To use the calculator, you will need pay stubs for all jobs you did during the previous year and your spouse’s too. You’ll also need to know how much other income you had from side jobs, self-employment, investments, and so on, and your most recent tax return.
Deductions
A deduction is an amount you subtract from your income total. When you file your taxes, deductions lower your income, which lowers your total tax amount. Most people opt to take the standard deduction rather than itemizing each deduction. Here are the standard deduction amounts for the 2023 tax year:
- $13,850 for single or married filing separately
- $27,700 for married couples filing jointly or qualifying surviving spouse
- $20,800 for head of household
Tax credits
A tax credit is subtracted from the tax you owe (after deductions are already factored in). This can lower your tax payment or increase your refund. Some credits are refundable, so you’ll get that money back even if you don't owe any tax. Here are some of the common tax credits:
- Earned Income Tax Credit
- Education Tax Credit
- Child and Dependant Care Credit
Tax-advantaged accounts
Certain retirement or investment accounts, like a 401(k) or an IRA, can be used to reduce your taxable income. You defer paying taxes on the contribution now, but will pay tax on the withdrawals when you retire.

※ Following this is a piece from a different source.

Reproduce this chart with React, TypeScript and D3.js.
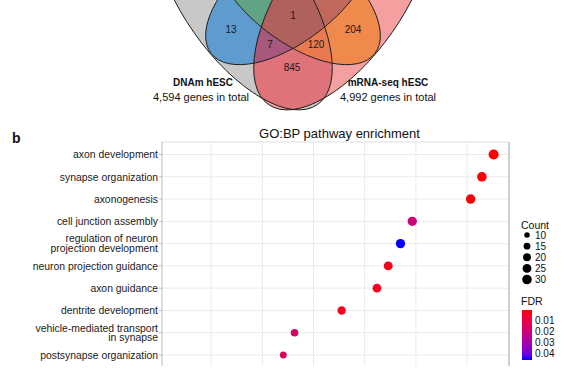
import React from 'react';
import * as d3 from 'd3';

// ---------- DATA ----------
const categories = [
  'axon development',
  'synapse organization',
  'axonogenesis',
  'cell junction assembly',
  'regulation of neuron\nprojection development',
  'neuron projection guidance',
  'axon guidance',
  'dentrite development',
  'vehicle-mediated transport\nin synapse',
  'postsynapse organization',
];
const geneRatio = [0.0752, 0.0729, 0.0707, 0.0593, 0.057, 0.0546, 0.0524, 0.0455, 0.0363, 0.0341];
const counts = [33, 30, 29, 28, 28, 26, 25, 23, 19, 15];
const fdr = [0.0002, 0.0005, 0.0008, 0.019, 0.0458, 0.003, 0.0032, 0.0035, 0.016, 0.014];
const gridValues = [0.02, 0.03, 0.04, 0.05, 0.06, 0.07];
const countBreaks = [10, 15, 20, 25, 30];
const fdrBreaks = [0.01, 0.02, 0.03, 0.04];

const vennSetNames = ['DNAm hESC', 'mRNA-seq hESC'];
const vennTotals = ['4,594 genes in total', '4,992 genes in total'];
// region key = membership in sets A(gray) B(blue) C(orange) D(pink)
const vennRegionKeys = ['1100', '1111', '1101', '1011', '0011', '1001'];
const vennRegionCounts = [13, 1, 7, 120, 204, 845];

// ---------- LAYOUT / STYLE ----------
const W = 574, H = 372;
const FONT = 'Liberation Sans, Arial, Helvetica, sans-serif';
const panel = { left: 162, right: 509, top: 142, bottom: 366 };
const ellipses = [
  { id: 'A', cx: 243, cy: -2, rx: 130, ry: 60, rot: 55 },
  { id: 'B', cx: 290, cy: -8, rx: 100, ry: 49, rot: -38 },
  { id: 'C', cx: 296, cy: -8, rx: 100, ry: 49, rot: 38 },
  { id: 'D', cx: 343, cy: -2, rx: 130, ry: 60, rot: -55 },
];
const regionColors: Record<string, string> = {
  '1000': '#c8c8c8', '0001': '#f4a0a0', '0100': '#4f8fcb', '0010': '#f2a060',
  '1100': '#5e9bcf', '0011': '#f0894c', '1001': '#e0737a', '1101': '#a6597c',
  '1011': '#e97a50', '1111': '#b0615e', '1110': '#62a285', '0111': '#c0685c',
  '1010': '#d99a6a', '0101': '#9c7cb0', '0110': '#6a9a80',
};
const vennLabelPos: Record<string, [number, number]> = {
  '1100': [231, 29], '1111': [293, 15], '1101': [270, 44], '1011': [316, 44],
  '0011': [353, 29], '1001': [292, 67],
};

export default function App() {
  const x = d3.scaleLinear().domain([0.0104, 0.0782]).range([panel.left, panel.right]);
  const y = d3.scalePoint<string>().domain(categories).range([154.5, 355]);
  const fdrMin = 0, fdrMax = 0.0458;
  const color = d3.scaleLinear<string>().domain([fdrMin, fdrMax]).range(['#ff0000', '#0000ff']).interpolate(d3.interpolateLab);
  const r = d3.scaleSqrt().domain([0, 30]).range([0, 4.8]);
  const cbTop = 310, cbBottom = 360;
  const cbY = d3.scaleLinear().domain([fdrMin, fdrMax]).range([cbTop, cbBottom]);
  const legY = d3.scalePoint<number>().domain(countBreaks).range([235, 279.5]);

  const keys: string[] = [];
  for (let m = 1; m < 16; m++) keys.push(m.toString(2).padStart(4, '0'));

  const ell = (e: any, props: any) => (
    <ellipse cx={e.cx} cy={e.cy} rx={e.rx} ry={e.ry} transform={`rotate(${e.rot},${e.cx},${e.cy})`} {...props} />
  );

  return (
    <svg width={W} height={H} style={{ position: 'absolute', left: 0, top: 0, background: '#fff' }} fontFamily={FONT}>
      <defs>
        {ellipses.map((e) => (
          <clipPath id={`clip-${e.id}`} key={e.id}>{ell(e, {})}</clipPath>
        ))}
        {keys.map((k) => (
          <mask id={`mask-${k}`} key={k} maskUnits="userSpaceOnUse" x={0} y={-200} width={W} height={400}>
            <rect x={0} y={-200} width={W} height={400} fill="#fff" />
            {ellipses.map((e, i) => (k[i] === '0' ? <g key={e.id}>{ell(e, { fill: '#000' })}</g> : null))}
          </mask>
        ))}
        <linearGradient id="fdrGrad" x1="0" y1="0" x2="0" y2="1">
          {d3.range(0, 1.0001, 0.1).map((t) => (
            <stop key={t} offset={t} stopColor={color(fdrMin + t * (fdrMax - fdrMin))} />
          ))}
        </linearGradient>
      </defs>

      {/* ---- Venn (part a, cropped) ---- */}
      <g>
        {keys.map((k) => {
          let node: any = <rect x={0} y={-200} width={W} height={330} fill={regionColors[k]} mask={`url(#mask-${k})`} />;
          ellipses.forEach((e, i) => {
            if (k[i] === '1') node = <g clipPath={`url(#clip-${e.id})`}>{node}</g>;
          });
          return <g key={k}>{node}</g>;
        })}
        {ellipses.map((e) => (
          <g key={e.id}>{ell(e, { fill: 'none', stroke: '#1a1a1a', strokeWidth: 0.9 })}</g>
        ))}
        {vennRegionKeys.map((k, i) => (
          <text key={k} x={vennLabelPos[k][0]} y={vennLabelPos[k][1]} dy="0.35em" textAnchor="middle" fontSize={10} fill="#1a1a1a">
            {vennRegionCounts[i]}
          </text>
        ))}
        {vennSetNames.map((n, i) => (
          <g key={n}>
            <text x={i === 0 ? 203 : 388} y={86} textAnchor="middle" fontSize={10} fontWeight="bold" fill="#111">{n}</text>
            <text x={i === 0 ? 201 : 388} y={100.5} textAnchor="middle" fontSize={11} fill="#111">{vennTotals[i]}</text>
          </g>
        ))}
      </g>

      {/* ---- part b ---- */}
      <text x={12} y={143} fontSize={14} fontWeight="bold" fill="#111">b</text>
      <text x={(panel.left + panel.right) / 2 + 4} y={138} textAnchor="middle" fontSize={13} fill="#111">GO:BP pathway enrichment</text>

      {/* grid */}
      {gridValues.map((v) => (
        <line key={v} x1={x(v)} x2={x(v)} y1={panel.top} y2={panel.bottom} stroke="#ebebeb" strokeWidth={1} />
      ))}
      {categories.map((c) => (
        <line key={c} x1={panel.left} x2={panel.right} y1={y(c)} y2={y(c)} stroke="#ebebeb" strokeWidth={1} />
      ))}
      <line x1={panel.left} x2={panel.right} y1={panel.top} y2={panel.top} stroke="#e0e0e0" strokeWidth={1} />
      <line x1={panel.right} x2={panel.right} y1={panel.top} y2={panel.bottom} stroke="#d0d0d0" strokeWidth={2} />
      <line x1={panel.left} x2={panel.left} y1={panel.top} y2={panel.bottom} stroke="#bdbdbd" strokeWidth={1} />

      {/* y axis labels */}
      {categories.map((c) => {
        const lines = c.split('\n');
        const yc = y(c)!;
        const lh = 9.8;
        return (
          <g key={c}>
            <line x1={panel.left - 3} x2={panel.left} y1={yc} y2={yc} stroke="#bdbdbd" />
            <text x={panel.left - 4} y={yc - ((lines.length - 1) / 2) * lh} textAnchor="end" fontSize={10.4} fill="#1a1a1a">
              {lines.map((ln, j) => (
                <tspan key={j} x={panel.left - 4} dy={j === 0 ? '0.36em' : lh}>{ln}</tspan>
              ))}
            </text>
          </g>
        );
      })}

      {/* points */}
      {categories.map((c, i) => (
        <circle key={c} cx={x(geneRatio[i])} cy={y(c)} r={r(counts[i])} fill={color(fdr[i])} />
      ))}

      {/* legend: Count */}
      <text x={521} y={225} dy="0.35em" fontSize={10.5} fill="#111">Count</text>
      {countBreaks.map((v) => (
        <g key={v}>
          <circle cx={527} cy={legY(v)} r={r(v)} fill="#000" />
          <text x={535} y={legY(v)} dy="0.35em" fontSize={10} fill="#111">{v}</text>
        </g>
      ))}

      {/* legend: FDR */}
      <text x={521} y={301.5} dy="0.35em" fontSize={10.5} fill="#111">FDR</text>
      <rect x={522} y={cbTop} width={10} height={cbBottom - cbTop} fill="url(#fdrGrad)" />
      {fdrBreaks.map((v) => (
        <g key={v}>
          <text x={535} y={cbY(v)} dy="0.35em" fontSize={10} fill="#111">{v.toFixed(2)}</text>
        </g>
      ))}
    </svg>
  );
}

Other accounts that an employer may offer, such as a flexible spending account (FSA), a dependent-care flexible spending account (DCFSA), and Health Savings Account (HSA), allow you to pay for qualified expenses like day care costs and medical expenses with pretax dollars.
Bottom Line
Getting a big tax refund may feel like you’re getting free money, but it’s not. Correctly calculating your tax withholding can give you access to that money during the year. By overpaying your taxes, you are essentially giving the government an interest-free loan on your money.
Rather than being excited for that big refund check, celebrate every payday with more money in your pocket. You can use that money to pay off debt or add to your emergency fund.
And if you do get a large refund, use it wisely.